Structurally this is linear and heavy on the longueurs. At two hours 25 minutes it could do with losing 20 minutes or so. Difficult I know when you are both writer and director but the scene towards the end, when brother fesses up to his sister, lasting 12 minutes or more, flows like wet cement and is truly a bum-acher.
In the end the Chinese characters are cyphers, mouthing political positions and keeping me out of the crudely drawn emotions despite some witty dialogue. Zhi-hui’s reversal is vastly undermotivated and it is a credit to Wong that he disguises this jarring lurch of his character arc so artfully.

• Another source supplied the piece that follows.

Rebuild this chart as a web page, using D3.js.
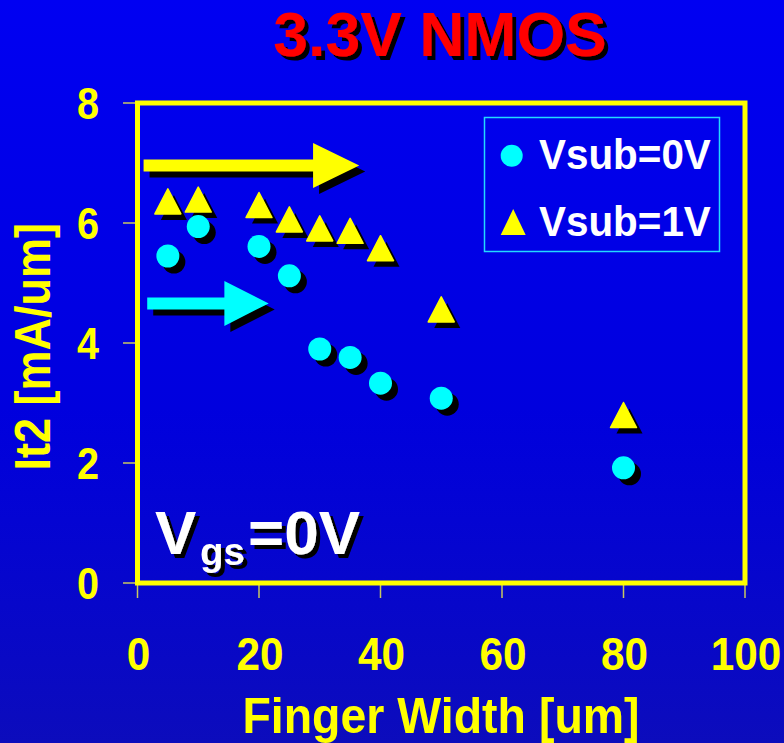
<!DOCTYPE html>
<html>
<head>
<meta charset="utf-8">
<script src="https://cdn.jsdelivr.net/npm/d3@7"></script>
<style>
  html, body { margin: 0; padding: 0; background: #0000e0; }
  svg { display: block; }
  text { font-family: "Liberation Sans", Arial, Helvetica, sans-serif; font-weight: bold; }
</style>
</head>
<body>
<script>
// ---------------- data ----------------
const fingerWidth = [5, 10, 20, 25, 30, 35, 40, 50, 80];
const it2Vsub0 = [5.45, 5.94, 5.61, 5.12, 3.90, 3.76, 3.33, 3.08, 1.92];
const it2Vsub1 = [6.36, 6.39, 6.30, 6.06, 5.91, 5.87, 5.58, 4.56, 2.80];
const xTicks = [0, 20, 40, 60, 80, 100];
const yTicks = [0, 2, 4, 6, 8];
const seriesNames = ["Vsub=0V", "Vsub=1V"];
// arrows (data coordinates): [shaft start x, head start x, tip x, level y]
const arrowYellow = [1.0, 28.9, 36.5, 6.96];
const arrowCyan = [1.6, 14.3, 21.6, 4.66];
const titleText = "3.3V NMOS";
const xLabel = "Finger Width [um]";
const yLabel = "It2 [mA/um]";

// ---------------- layout ----------------
const W = 784, H = 743;
const x = d3.scaleLinear().domain([0, 100]).range([137.5, 745]);
const y = d3.scaleLinear().domain([0, 8]).range([583, 103]);
const YEL = "#ffff00", CYAN = "#00ffff", SHADOW = "#000000";

const svg = d3.select("body").append("svg").attr("width", W).attr("height", H);
const defs = svg.append("defs");
const grad = defs.append("linearGradient").attr("id", "bg").attr("x1", 0).attr("y1", 0).attr("x2", 0).attr("y2", 1);
grad.append("stop").attr("offset", "0%").attr("stop-color", "#0000f2");
grad.append("stop").attr("offset", "55%").attr("stop-color", "#0000de");
grad.append("stop").attr("offset", "100%").attr("stop-color", "#0c0cbc");
svg.append("rect").attr("width", W).attr("height", H).attr("fill", "url(#bg)");

// drop-shadow filter for texts
const f = defs.append("filter").attr("id", "tshadow").attr("x", "-10%").attr("y", "-10%").attr("width", "130%").attr("height", "140%");
f.append("feOffset").attr("in", "SourceAlpha").attr("dx", 3.5).attr("dy", 3.5).attr("result", "off");
f.append("feFlood").attr("flood-color", "#000").attr("result", "blk");
f.append("feComposite").attr("in", "blk").attr("in2", "off").attr("operator", "in").attr("result", "sh");
const fm = f.append("feMerge");
fm.append("feMergeNode").attr("in", "sh");
fm.append("feMergeNode").attr("in", "SourceGraphic");

// text helper with per-axis stretch
function label(g, o) {
  let tr = `translate(${o.x},${o.y})`;
  if (o.rotate) tr += ` rotate(${o.rotate})`;
  tr += ` scale(${o.sx || 1},1)`;
  const t = g.append("text").attr("transform", tr)
    .attr("text-anchor", o.anchor || "start")
    .attr("font-size", o.size).attr("fill", o.fill).text(o.text);
  if (o.shadow) t.attr("filter", "url(#tshadow)");
  return t;
}

// ---------------- title ----------------
label(svg, { text: titleText, x: 440, y: 56, size: 62.5, sx: 1.0, anchor: "middle", fill: "#ff0000", shadow: true });

// ---------------- axes ticks ----------------
const axisG = svg.append("g");
axisG.selectAll("line.yt").data(yTicks).join("line")
  .attr("x1", 123).attr("x2", x(0)).attr("y1", d => y(d)).attr("y2", d => y(d))
  .attr("stroke", "#c8c860").attr("stroke-width", 1.5);
axisG.selectAll("line.xt").data(xTicks).join("line")
  .attr("x1", d => x(d)).attr("x2", d => x(d)).attr("y1", y(0)).attr("y2", 598)
  .attr("stroke", "#c8c860").attr("stroke-width", 1.5);

yTicks.forEach(t => label(axisG, { text: String(t), x: 99, y: y(t) + 16, size: 44, sx: 0.9, anchor: "end", fill: YEL }));
xTicks.forEach(t => label(axisG, { text: String(t), x: x(t) + 1, y: 670, size: 46, sx: 0.92, anchor: "middle", fill: YEL }));

label(svg, { text: xLabel, x: 441, y: 733, size: 50, sx: 0.93, anchor: "middle", fill: YEL });
label(svg, { text: yLabel, x: 50, y: 346.7, size: 50, sx: 0.9, anchor: "middle", fill: YEL, rotate: -90 });

// ---------------- frame ----------------
svg.append("rect")
  .attr("x", x(0)).attr("y", y(8)).attr("width", x(100) - x(0)).attr("height", y(0) - y(8))
  .attr("fill", "none").attr("stroke", YEL).attr("stroke-width", 5);

// ---------------- arrows ----------------
function arrowPath(a, shaftH, headH) {
  const [x0, xh, xt, ly] = a;
  const X0 = x(x0), XH = x(xh), XT = x(xt), Y = y(ly);
  return `M${X0},${Y - shaftH / 2} L${XH},${Y - shaftH / 2} L${XH},${Y - headH / 2} L${XT},${Y} ` +
    `L${XH},${Y + headH / 2} L${XH},${Y + shaftH / 2} L${X0},${Y + shaftH / 2} Z`;
}
const arrowsG = svg.append("g");
[[arrowYellow, YEL], [arrowCyan, CYAN]].forEach(([a, c]) => {
  const d = arrowPath(a, 12, 45);
  arrowsG.append("path").attr("d", d).attr("fill", SHADOW).attr("transform", "translate(6,6)");
  arrowsG.append("path").attr("d", d).attr("fill", c);
});

// ---------------- markers ----------------
const triPath = (cx, cy, w, h) => `M${cx},${cy - h / 2} L${cx + w / 2},${cy + h / 2} L${cx - w / 2},${cy + h / 2} Z`;
const pts0 = fingerWidth.map((f, i) => ({ f, v: it2Vsub0[i] }));
const pts1 = fingerWidth.map((f, i) => ({ f, v: it2Vsub1[i] }));
const mk = svg.append("g");
// shadows
mk.selectAll("path.ts").data(pts1).join("path")
  .attr("d", d => triPath(x(d.f) + 6, y(d.v) + 6, 26, 25)).attr("fill", SHADOW);
mk.selectAll("circle.cs").data(pts0).join("circle")
  .attr("cx", d => x(d.f) + 6).attr("cy", d => y(d.v) + 6).attr("r", 11.5).attr("fill", SHADOW);
// marks
mk.selectAll("path.t").data(pts1).join("path")
  .attr("d", d => triPath(x(d.f), y(d.v), 26, 25)).attr("fill", YEL)
  .attr("stroke", YEL).attr("stroke-width", 1.5).attr("stroke-linejoin", "round");
mk.selectAll("circle.c").data(pts0).join("circle")
  .attr("cx", d => x(d.f)).attr("cy", d => y(d.v)).attr("r", 11.5).attr("fill", CYAN);

// ---------------- legend ----------------
const lg = svg.append("g");
lg.append("rect").attr("x", 484.5).attr("y", 117.5).attr("width", 235).attr("height", 134)
  .attr("fill", "none").attr("stroke", "#22d8ff").attr("stroke-width", 1.5);
lg.append("circle").attr("cx", 511.7).attr("cy", 155.7).attr("r", 11).attr("fill", CYAN);
lg.append("path").attr("d", triPath(513.2, 222, 25, 26)).attr("fill", YEL);
label(lg, { text: seriesNames[0], x: 539, y: 169.3, size: 43, sx: 0.94, fill: "#ffffff" });
label(lg, { text: seriesNames[1], x: 539, y: 236, size: 43, sx: 0.94, fill: "#ffffff" });

// ---------------- Vgs annotation ----------------
const vt = svg.append("text").attr("fill", "#ffffff").attr("filter", "url(#tshadow)");
vt.append("tspan").attr("x", 155).attr("y", 554).attr("font-size", 62).text("V");
vt.append("tspan").attr("x", 200).attr("y", 565).attr("font-size", 38.5).text("gs");
vt.append("tspan").attr("x", 248).attr("y", 554).attr("font-size", 62).text("=0V");
</script>
</body>
</html>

Being a performance in the round, designer Tim Meacock keeps the set simple with a red-laquer-washed floor, Chinese desk and sofas, all overlooked by a giant hollow-bellied buddha. A couple of ironies which, given the context, I doubt were intentional, two examples of what is rotten in the west: Liv’s racing jacket emblazoned with the orange logo of the tax-evading Vodafone, and Tyler’s Guantanamo orange racing suit, serving as a subliminal reminder of the West’s own outrages. (Did Tim Luscombe deliberately use the name of the beautiful offspring of the Aerosmith lead singer and what’s the erstwhile Arwen done to deserve this?)
I was left with the feeling that, if Chinese life is cheap in China, as the play asserts, then it’s not much more valuable here in Britain. The programme claims that a combined number of 60,000 Chinese and Japanese died in the 1930s, completely ignoring the rape of Nanking and the estimated 1.5 million who died in the Second World War.
The Chinese are still being portrayed as either malevolent dragon ladies and lads or lotus blossoms in need of our protection. Do the producers really care about the plight of the Chinese? Or just one: the projection of the West into the character of one ghostly off-stage presence, the activist sister?
Aargh! Arwen. Thanks, Nathaniel. I'll correct that.
I feel that I have to add a commnet Benedict Wong is fantastic, but so is Andres, Lourdes and Barry it is very much a team effort which one moght not glean from a review
Which of the Chinese characters here is portrayed as a "malevolent dragon lady or lad or lotus blossom in need of our protection"? I think you are just seeing the stereotyping because you expect to see it.
The play seems very liberal, but it sounds like Benedict Wong made the play have any redeeming value. The set design does sound pretty lazy with that Buddha. Almost as if a play set in modern London had a random parish steeple as the overlooking backdrop for no apparent reason.
Anyway, I mainly wrote the above so the following correction would not appear so nakedly nerdy: Liv Tyler played Arwen, not Galadriel.